Source data →
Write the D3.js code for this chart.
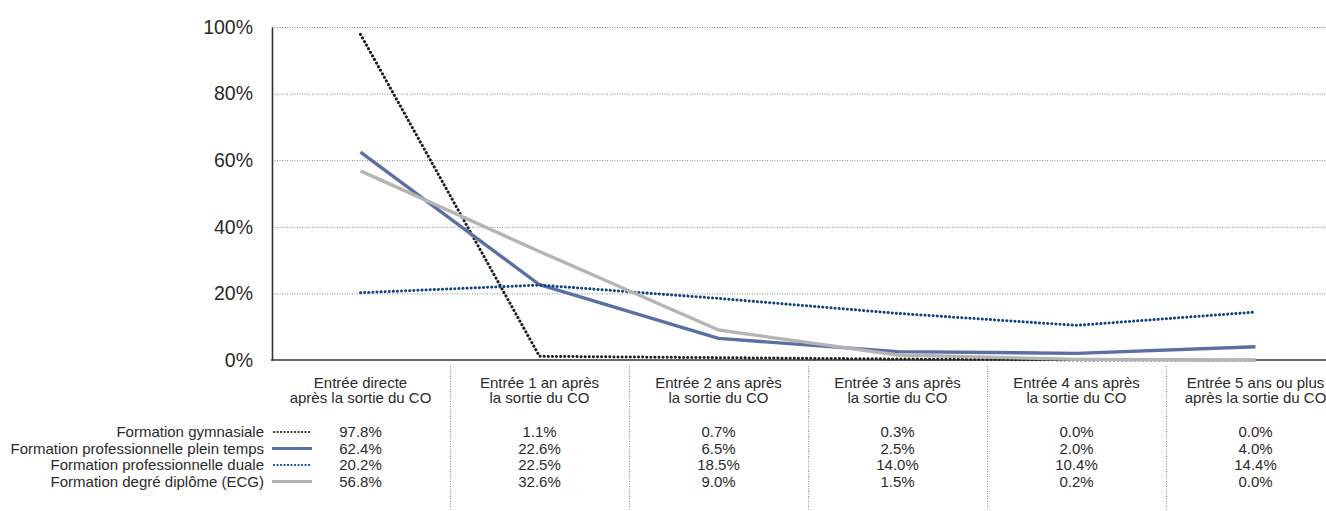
<!DOCTYPE html>
<html>
<head>
<meta charset="utf-8">
<script src="https://cdn.jsdelivr.net/npm/d3@7"></script>
<style>
  html, body { margin: 0; padding: 0; background: #fff; }
  svg { display: block; }
  text { font-family: "Liberation Sans", Arial, sans-serif; fill: #2a2a2a; }
</style>
</head>
<body>
<svg id="chart" width="1326" height="511"></svg>
<script>
// Entry timing after leaving the CO, by type of upper-secondary training
const categories = [
  ["Entrée directe", "après la sortie du CO"],
  ["Entrée 1 an après", "la sortie du CO"],
  ["Entrée 2 ans après", "la sortie du CO"],
  ["Entrée 3 ans après", "la sortie du CO"],
  ["Entrée 4 ans après", "la sortie du CO"],
  ["Entrée 5 ans ou plus", "après la sortie du CO"]
];
const seriesNames = [
  "Formation gymnasiale",
  "Formation professionnelle plein temps",
  "Formation professionnelle duale",
  "Formation degré diplôme (ECG)"
];
const gymnasiale = [97.8, 1.1, 0.7, 0.3, 0.0, 0.0];
const pleinTemps = [62.4, 22.6, 6.5, 2.5, 2.0, 4.0];
const duale = [20.2, 22.5, 18.5, 14.0, 10.4, 14.4];
const ecg = [56.8, 32.6, 9.0, 1.5, 0.2, 0.0];
const yTicks = [0, 20, 40, 60, 80, 100];

const series = [
  { name: seriesNames[0], values: gymnasiale, color: "#1e1e1e", width: 3, dash: "0.1,4" },
  { name: seriesNames[1], values: pleinTemps, color: "#5a6fa3", width: 3.4, dash: null },
  { name: seriesNames[2], values: duale, color: "#0f4185", width: 3, dash: "0.1,4" },
  { name: seriesNames[3], values: ecg, color: "#b4b4b4", width: 3.4, dash: null }
];

const svg = d3.select("#chart");
const plotLeft = 272, plotTop = 27, plotBottom = 360, plotRight = 1326;
const colW = 179;

const x = d3.scaleBand()
  .domain(d3.range(categories.length))
  .range([plotLeft - 1, plotLeft - 1 + colW * categories.length])
  .padding(0);
const y = d3.scaleLinear().domain([0, 100]).range([plotBottom, plotTop]);
const cx = i => x(i) + x.bandwidth() / 2;

// horizontal gridlines
svg.append("g")
  .selectAll("line")
  .data(yTicks.filter(t => t > 0))
  .join("line")
  .attr("x1", plotLeft).attr("x2", plotRight)
  .attr("y1", d => y(d) + 0.5).attr("y2", d => y(d) + 0.5)
  .attr("stroke", "#888").attr("stroke-width", 1)
  .attr("stroke-dasharray", "1,1.5");

// y axis
const yAxis = svg.append("g")
  .attr("transform", `translate(${plotLeft},0)`)
  .call(d3.axisLeft(y).tickValues(yTicks).tickSize(0).tickPadding(19).tickFormat(d => d + "%"));
yAxis.select(".domain").attr("stroke", "#333").attr("stroke-width", 1.6);
yAxis.selectAll("text")
  .style("font-family", "'Liberation Sans', Arial, sans-serif")
  .style("font-size", "19.5px").attr("fill", "#2a2a2a");

// x axis baseline
svg.append("line")
  .attr("x1", plotLeft - 1).attr("x2", plotRight)
  .attr("y1", plotBottom).attr("y2", plotBottom)
  .attr("stroke", "#333").attr("stroke-width", 1.6);

// column separators in the table area
svg.append("g")
  .selectAll("line")
  .data(d3.range(1, categories.length))
  .join("line")
  .attr("x1", d => x(d) + 0.5).attr("x2", d => x(d) + 0.5)
  .attr("y1", 366).attr("y2", 511)
  .attr("stroke", "#888").attr("stroke-width", 1)
  .attr("stroke-dasharray", "1,1.5");

// series lines
const line = d3.line().x((d, i) => cx(i)).y(d => y(d));
svg.append("g")
  .selectAll("path")
  .data(series)
  .join("path")
  .attr("d", d => line(d.values))
  .attr("fill", "none")
  .attr("stroke", d => d.color)
  .attr("stroke-width", d => d.width)
  .attr("stroke-linecap", d => d.dash ? "round" : "butt")
  .attr("stroke-linejoin", "round")
  .attr("stroke-dasharray", d => d.dash);

// category labels (two lines each)
const catG = svg.append("g");
categories.forEach((lines, i) => {
  lines.forEach((l, k) => {
    catG.append("text")
      .attr("x", cx(i)).attr("y", 388 + k * 15)
      .attr("text-anchor", "middle")
      .style("font-size", "15px")
      .text(l);
  });
});

// data table: legend rows and values
const rowY = [437, 453.5, 470, 486.5];
const table = svg.append("g");
series.forEach((s, r) => {
  table.append("text")
    .attr("x", 264).attr("y", rowY[r])
    .attr("text-anchor", "end")
    .style("font-size", "15px")
    .text(s.name);
  table.append("line")
    .attr("x1", s.dash ? 274 : 272).attr("x2", 312)
    .attr("y1", rowY[r] - 5).attr("y2", rowY[r] - 5)
    .attr("stroke", s.color)
    .attr("stroke-width", s.dash ? 2.2 : 3)
    .attr("stroke-linecap", s.dash ? "round" : "butt")
    .attr("stroke-dasharray", s.dash ? "0.1,3.4" : null);
  s.values.forEach((v, i) => {
    table.append("text")
      .attr("x", cx(i)).attr("y", rowY[r])
      .attr("text-anchor", "middle")
      .style("font-size", "15px")
      .text(v.toFixed(1) + "%");
  });
});
</script>
</body>
</html>
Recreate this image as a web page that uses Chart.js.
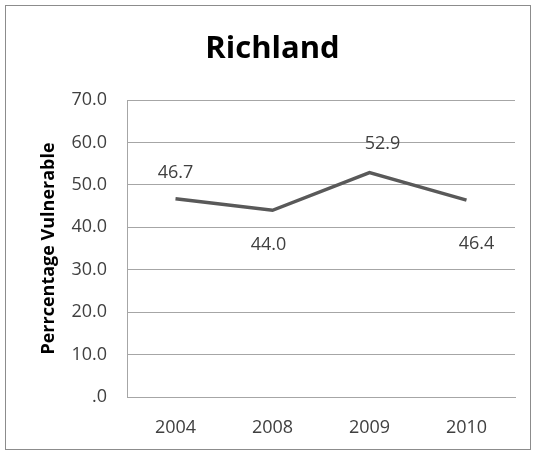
<!DOCTYPE html>
<html>
<head>
<meta charset="utf-8">
<script src="https://cdn.jsdelivr.net/npm/chart.js@4"></script>
<style>
    html, body { margin: 0; padding: 0; background: #fff; }
    #wrap { position: relative; width: 533px; height: 453px; }
</style>
</head>
<body>
<div id="wrap"><canvas id="richlandChart"></canvas></div>
<script>
const years = ['2004', '2008', '2009', '2010'];
const vulnerable = [46.7, 44.0, 52.9, 46.4];
const yTicks = [0, 10, 20, 30, 40, 50, 60, 70];

// label offsets from each point (dx, dy), as placed in the original
const labelOffsets = [[0, -26], [-4, 35], [13, -29], [10, 44]];

const frame = {
    id: 'frame',
    beforeDraw(chart) {
        const ctx = chart.ctx;
        ctx.save();
        ctx.fillStyle = '#fff';
        ctx.fillRect(0, 0, chart.width, chart.height);
        ctx.strokeStyle = '#8c8c8c';
        ctx.lineWidth = 1;
        ctx.strokeRect(5.5, 5.5, 525, 444);
        ctx.restore();
    }
};

const pointLabels = {
    id: 'pointLabels',
    afterDatasetsDraw(chart) {
        const ctx = chart.ctx;
        const meta = chart.getDatasetMeta(0);
        ctx.save();
        ctx.font = '18px "Open Sans", sans-serif';
        ctx.fillStyle = '#404040';
        ctx.textAlign = 'center';
        ctx.textBaseline = 'middle';
        meta.data.forEach(function(pt, i) {
            const off = labelOffsets[i];
            ctx.fillText(vulnerable[i].toFixed(1), pt.x + off[0], pt.y + off[1]);
        });
        ctx.restore();
    }
};

const ctx = document.getElementById('richlandChart').getContext('2d');
new Chart(ctx, {
    type: 'line',
    data: {
        labels: years,
        datasets: [{
            label: 'Richland',
            data: vulnerable,
            borderColor: '#595959',
            borderWidth: 3.5,
            pointRadius: 0,
            tension: 0
        }]
    },
    options: {
        responsive: true,
        maintainAspectRatio: false,
        animation: false,
        layout: {
            padding: { top: 24, left: 30, right: 18, bottom: 0 }
        },
        plugins: {
            legend: { display: false },
            tooltip: { enabled: false },
            title: {
                display: true,
                text: 'Richland',
                color: '#000',
                font: { family: '"Open Sans", sans-serif', size: 31, weight: 'bold' },
                padding: { top: 7, bottom: 31.8 }
            }
        },
        scales: {
            x: {
                offset: true,
                grid: { display: false, drawTicks: false },
                border: { display: true, color: '#a6a6a6' },
                ticks: {
                    color: '#404040',
                    font: { family: '"Open Sans", sans-serif', size: 18 },
                    padding: 20,
                    maxRotation: 0
                },
                afterFit(scale) { scale.height = 56; }
            },
            y: {
                min: 0,
                max: 70,
                afterBuildTicks(scale) {
                    scale.ticks = yTicks.map(function(v) { return { value: v }; });
                },
                grid: { color: '#a6a6a6', drawTicks: false },
                border: { display: true, color: '#a6a6a6' },
                ticks: {
                    color: '#404040',
                    font: { family: '"Open Sans", sans-serif', size: 18 },
                    padding: 20,
                    callback: function(v) { return v === 0 ? '.0' : v.toFixed(1); }
                },
                title: {
                    display: true,
                    text: 'Perrcentage Vulnerable',
                    color: '#000',
                    font: { family: '"Open Sans", sans-serif', size: 18, weight: 'bold' },
                    padding: { top: 8, bottom: 0 }
                },
                afterFit(scale) { scale.width = 97; }
            }
        }
    },
    plugins: [frame, pointLabels]
});
</script>
</body>
</html>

Exercise instructions → Look at the listing and set down only the lines from its start through the line with "const yTicks = [0, 20, 40, 60, 80, 100];", word for word and without pictures.

Expected output →
Write the D3.js code for this chart.
<!DOCTYPE html>
<html>
<head>
<meta charset="utf-8">
<script src="https://cdn.jsdelivr.net/npm/d3@7"></script>
<style>
  html, body { margin: 0; padding: 0; background: #fff; }
  svg { display: block; }
  text { font-family: "Liberation Sans", Arial, sans-serif; fill: #2a2a2a; }
</style>
</head>
<body>
<svg id="chart" width="1326" height="511"></svg>
<script>
// Entry timing after leaving the CO, by type of upper-secondary training
const categories = [
  ["Entrée directe", "après la sortie du CO"],
  ["Entrée 1 an après", "la sortie du CO"],
  ["Entrée 2 ans après", "la sortie du CO"],
  ["Entrée 3 ans après", "la sortie du CO"],
  ["Entrée 4 ans après", "la sortie du CO"],
  ["Entrée 5 ans ou plus", "après la sortie du CO"]
];
const seriesNames = [
  "Formation gymnasiale",
  "Formation professionnelle plein temps",
  "Formation professionnelle duale",
  "Formation degré diplôme (ECG)"
];
const gymnasiale = [97.8, 1.1, 0.7, 0.3, 0.0, 0.0];
const pleinTemps = [62.4, 22.6, 6.5, 2.5, 2.0, 4.0];
const duale = [20.2, 22.5, 18.5, 14.0, 10.4, 14.4];
const ecg = [56.8, 32.6, 9.0, 1.5, 0.2, 0.0];
const yTicks = [0, 20, 40, 60, 80, 100];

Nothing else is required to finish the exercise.